Environment and Sustainability

Water crisis: The 'It's not my problem' syndrome

Current estimates suggest that by 2030, India’s demand for water will be double the available water supply; corporates need to lead the fight against water conservation and reuse

Updated: Jul 28, 2020 05:20:59 PM UTC

Mukund Vasudevan is the managing director of Ecolab

Image: Shutterstock

'The wars of the 21st century will be fought over water.' - Ismail Serageldin

The scarcity of freshwater has emerged as one of the biggest threats to the survival of society in the 21st century. Unfortunately, India is not immune to this threat, given that it houses four percent of the world’s water resources and 18 percent of the world's population.

We are already seeing the impact of water scarcity. In general, annual per capita water availability of less than 1,700 cubic meters is considered a water-stressed condition; if this number is below 1,000 cubic meters, it is considered as a water scarcity condition. In India, utilisable per capita water availability stood at 938 cubic meters in 2010 as per the National Institute of Hydrology. What is even more alarming is that this number is expected to drop to 814 cubic meters by 2025.

As the population grows, incomes rise, and cities expand, we can expect the demand for water to go up even more, putting immense strain on available resources. Current estimates suggest that by 2030, India’s demand for water will be double the available water supply.

Water is everybody’s business
Agriculture consumes approximately 80 percent of the available water, while industrial and domestic sectors contribute about 10 percent each.
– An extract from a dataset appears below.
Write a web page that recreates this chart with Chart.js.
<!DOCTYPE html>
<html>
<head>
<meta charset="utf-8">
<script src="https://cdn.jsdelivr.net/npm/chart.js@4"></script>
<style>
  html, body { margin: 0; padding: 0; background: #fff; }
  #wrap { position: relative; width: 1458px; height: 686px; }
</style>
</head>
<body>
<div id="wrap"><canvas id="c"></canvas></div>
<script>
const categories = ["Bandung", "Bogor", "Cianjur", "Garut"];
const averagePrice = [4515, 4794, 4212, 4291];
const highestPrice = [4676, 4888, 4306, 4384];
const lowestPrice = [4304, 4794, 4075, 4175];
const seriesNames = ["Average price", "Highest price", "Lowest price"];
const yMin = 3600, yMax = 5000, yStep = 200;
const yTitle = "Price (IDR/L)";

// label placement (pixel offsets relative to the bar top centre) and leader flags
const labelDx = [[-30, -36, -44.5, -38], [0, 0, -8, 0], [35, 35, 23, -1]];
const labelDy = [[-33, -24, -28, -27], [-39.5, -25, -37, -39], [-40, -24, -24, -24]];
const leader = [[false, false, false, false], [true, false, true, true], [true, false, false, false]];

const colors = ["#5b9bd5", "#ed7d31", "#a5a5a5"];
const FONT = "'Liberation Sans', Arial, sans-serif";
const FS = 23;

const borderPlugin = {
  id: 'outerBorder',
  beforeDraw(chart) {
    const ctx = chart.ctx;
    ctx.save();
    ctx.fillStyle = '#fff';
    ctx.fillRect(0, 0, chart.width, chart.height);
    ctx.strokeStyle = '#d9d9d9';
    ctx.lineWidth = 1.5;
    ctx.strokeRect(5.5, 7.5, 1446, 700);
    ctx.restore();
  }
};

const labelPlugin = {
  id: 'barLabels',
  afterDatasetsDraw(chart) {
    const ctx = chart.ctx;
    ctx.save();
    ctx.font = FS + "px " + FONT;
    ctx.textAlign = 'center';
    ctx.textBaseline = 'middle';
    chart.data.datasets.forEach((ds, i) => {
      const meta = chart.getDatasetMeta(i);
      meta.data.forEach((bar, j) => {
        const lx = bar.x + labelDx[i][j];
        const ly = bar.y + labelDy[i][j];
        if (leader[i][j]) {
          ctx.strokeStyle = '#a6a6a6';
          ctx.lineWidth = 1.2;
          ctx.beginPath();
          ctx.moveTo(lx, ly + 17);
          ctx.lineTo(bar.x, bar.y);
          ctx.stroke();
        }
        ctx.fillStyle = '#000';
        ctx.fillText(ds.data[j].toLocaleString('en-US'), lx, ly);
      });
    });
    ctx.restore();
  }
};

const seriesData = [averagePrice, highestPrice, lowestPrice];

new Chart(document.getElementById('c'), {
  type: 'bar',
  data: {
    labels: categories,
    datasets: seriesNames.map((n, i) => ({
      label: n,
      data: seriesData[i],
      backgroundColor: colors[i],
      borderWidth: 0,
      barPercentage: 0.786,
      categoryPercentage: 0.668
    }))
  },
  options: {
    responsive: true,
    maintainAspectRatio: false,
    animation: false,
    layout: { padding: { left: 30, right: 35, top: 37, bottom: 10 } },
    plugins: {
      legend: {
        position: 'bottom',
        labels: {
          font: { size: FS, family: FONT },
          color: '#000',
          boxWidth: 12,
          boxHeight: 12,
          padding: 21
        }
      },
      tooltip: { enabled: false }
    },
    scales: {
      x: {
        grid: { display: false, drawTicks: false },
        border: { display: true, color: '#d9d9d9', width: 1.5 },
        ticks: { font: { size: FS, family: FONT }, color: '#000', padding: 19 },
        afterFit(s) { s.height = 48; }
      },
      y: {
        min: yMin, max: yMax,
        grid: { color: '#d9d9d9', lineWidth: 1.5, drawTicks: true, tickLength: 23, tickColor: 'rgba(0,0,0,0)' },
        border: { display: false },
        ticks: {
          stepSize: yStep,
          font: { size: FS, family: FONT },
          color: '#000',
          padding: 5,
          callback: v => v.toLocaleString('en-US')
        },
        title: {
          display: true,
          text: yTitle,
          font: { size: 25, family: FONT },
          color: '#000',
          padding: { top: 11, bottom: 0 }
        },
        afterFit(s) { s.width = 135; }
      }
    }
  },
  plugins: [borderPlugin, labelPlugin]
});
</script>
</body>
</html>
While this can lead to a temptation to label the water crisis as an ‘agricultural’ one, we cannot ignore the fact that industry, agriculture and domestic communities co-exist as part of a single ecosystem. So, good water practices by each of these players—agriculture, industry or domestic users—have a positive rub-off on each other. In fact, if there is insufficient water for agriculture or domestic sectors, industries would struggle to get their share. Last year, the Maharashtra government cut water supply to the industry by as much as 50 percent in the face of severe drought. At the Maharashtra Industrial Development Corporation (MIDC) cluster at Kurkumbh, several industries had to shut down for several days due to water shortage. MIDC had to prioritise drinking water for domestic use over industrial use, in the face of the water crisis.

Water shortage also has an amplified impact on the entire country’s GDP. Take the case of power plants. Power plants consume about 1,700 cubic meters to 7,000 cubic meters of water per MW of generated power. If a 1,000 MW power plant shuts down for a day due to water scarcity, it could translate to Rs 5-6 crore of losses. A study by the World Resources Institute found that India's thermal power sector lost more than 30 TWh of electricity due to water shortages between 2013 and 2016. This surely has an impact on all the industries dependant on electricity from these power plants. In fact, a report by the World Bank suggests that water scarcity could cost some regions up to six percent of their GDP.
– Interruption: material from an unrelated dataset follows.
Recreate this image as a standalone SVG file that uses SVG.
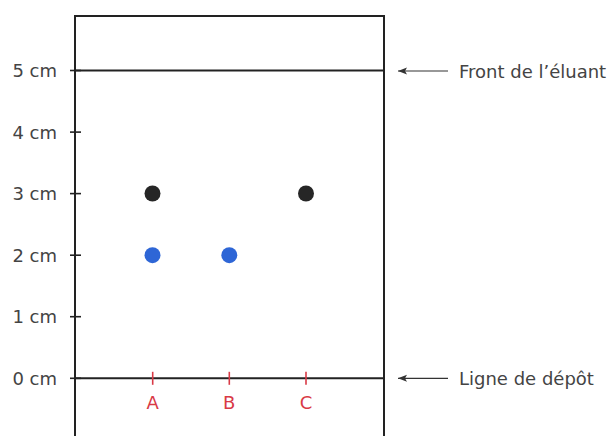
<svg xmlns="http://www.w3.org/2000/svg" width="613" height="436" viewBox="0 0 613 436">
<style>
.ln{stroke:#222;stroke-width:2;fill:none}
.tk{stroke:#222;stroke-width:1.6}
.rt{stroke:#d93a46;stroke-width:1.6}
.lb{font-family:"DejaVu Sans",sans-serif;font-size:18px;fill:#444}
.rl{font-family:"DejaVu Sans",sans-serif;font-size:18px;fill:#d93a46;text-anchor:middle}
.ar{stroke:#333;stroke-width:1.2;fill:none}
</style>
<defs>
<marker id="ah" markerWidth="10" markerHeight="8" refX="9" refY="4" orient="auto" markerUnits="userSpaceOnUse">
<path d="M0,0.5 L9,4 L0,7.5 L2,4 Z" fill="#333"/>
</marker>
</defs>
<g id="plate">
<path class="ln" d="M75,437 V16 H384 V437"/>
<line class="ln" x1="75" y1="70.5" x2="384" y2="70.5"/>
<line class="ln" x1="75" y1="378.3" x2="384" y2="378.3"/>
</g>
<g id="axis">
<line class="tk" x1="70" y1="70.5" x2="81" y2="70.5"/>
<line class="tk" x1="70" y1="132.1" x2="81" y2="132.1"/>
<line class="tk" x1="70" y1="193.6" x2="81" y2="193.6"/>
<line class="tk" x1="70" y1="255.2" x2="81" y2="255.2"/>
<line class="tk" x1="70" y1="316.7" x2="81" y2="316.7"/>
<line class="tk" x1="70" y1="378.3" x2="81" y2="378.3"/>
<text class="lb" x="57" y="77" text-anchor="end">5 cm</text>
<text class="lb" x="57" y="138.6" text-anchor="end">4 cm</text>
<text class="lb" x="57" y="200.1" text-anchor="end">3 cm</text>
<text class="lb" x="57" y="261.7" text-anchor="end">2 cm</text>
<text class="lb" x="57" y="323.2" text-anchor="end">1 cm</text>
<text class="lb" x="57" y="384.8" text-anchor="end">0 cm</text>
</g>
<g id="depots">
<line class="rt" x1="152.7" y1="371.8" x2="152.7" y2="384.8"/>
<line class="rt" x1="229.3" y1="371.8" x2="229.3" y2="384.8"/>
<line class="rt" x1="306" y1="371.8" x2="306" y2="384.8"/>
<text class="rl" x="152.7" y="408.5">A</text>
<text class="rl" x="229.3" y="408.5">B</text>
<text class="rl" x="306" y="408.5">C</text>
</g>
<g id="spots">
<circle cx="152.5" cy="193.5" r="8" fill="#262626"/>
<circle cx="306" cy="193.5" r="8" fill="#262626"/>
<circle cx="152.5" cy="255.2" r="8" fill="#2e66d6"/>
<circle cx="229.3" cy="255.2" r="8" fill="#2e66d6"/>
</g>
<g id="connectors">
<line class="ar" x1="448" y1="71" x2="398" y2="71" marker-end="url(#ah)"/>
<line class="ar" x1="448" y1="378.3" x2="398" y2="378.3" marker-end="url(#ah)"/>
</g>
<g id="labels">
<text class="lb" x="459" y="77.5">Front de l’éluant</text>
<text class="lb" x="459" y="384.8">Ligne de dépôt</text>
</g>
</svg>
So, while overall water demand reduction from agriculture is key to averting the crisis, industry cannot watch from the sidelines. If not for the greater good of society, industry must do its bit and save water for its own long-term survival.

What can Indian corporates do to save water?
Industry-led initiatives to save water fall into two broad buckets. First, they must leverage technology to reduce their own water consumption. Second, they must adopt a basin approach to conserve water, not just within their facility.

Better technology and sound operating practices can help companies reduce their water consumption by 30-40 percent. To put this in context, the water saved is sufficient to provide for the drinking water needs of 7.9 million people (more than the population of Kolkata). This steel giant used real-time monitoring and control to detect and correct variations in source water quality for its cooling towers, thus reducing the demand for freshwater.

Interestingly, there is also a significant return on investment (ROI) on any water-saving technology, as typically, water saving goes hand-in-hand with energy saving. The Hilton Group of hotels serves as a great case study of how smart water practices translate to massive savings. This global hotel chain deployed an innovative dish washing and low-temp laundry programme that combined the right chemistry with automation to save 417 million gallons of water annually. More importantly, it has also achieved energy savings of 70.3 million kWh, that more than paid for the investment in water-reduction technologies.

A basin approach to water takes into consideration both demand for water from the basin and all the uses as a whole. Using this approach ensures not only long-term sustainability of the source of water, but also optimises water usage. Take the example of a large metals and mining company, that treated sewage from a nearby city for its own industrial process. This not only ensures no additional ground water is withdrawn, but also no untreated sewage contaminates the ground water. Several companies in India are adopting such practices. If we look closely, there are often opportunities to treat wastewater from one plant and use it as process water in an adjacent facility. Collaborative efforts with participation from the government, industry associations, and businesses can help unearth several such mutually beneficial opportunities that can protect the basin and reduce overall demand for water.

In summary, industry can take the lead in water conservation and reuse, thereby charting the course for agriculture and the community at large.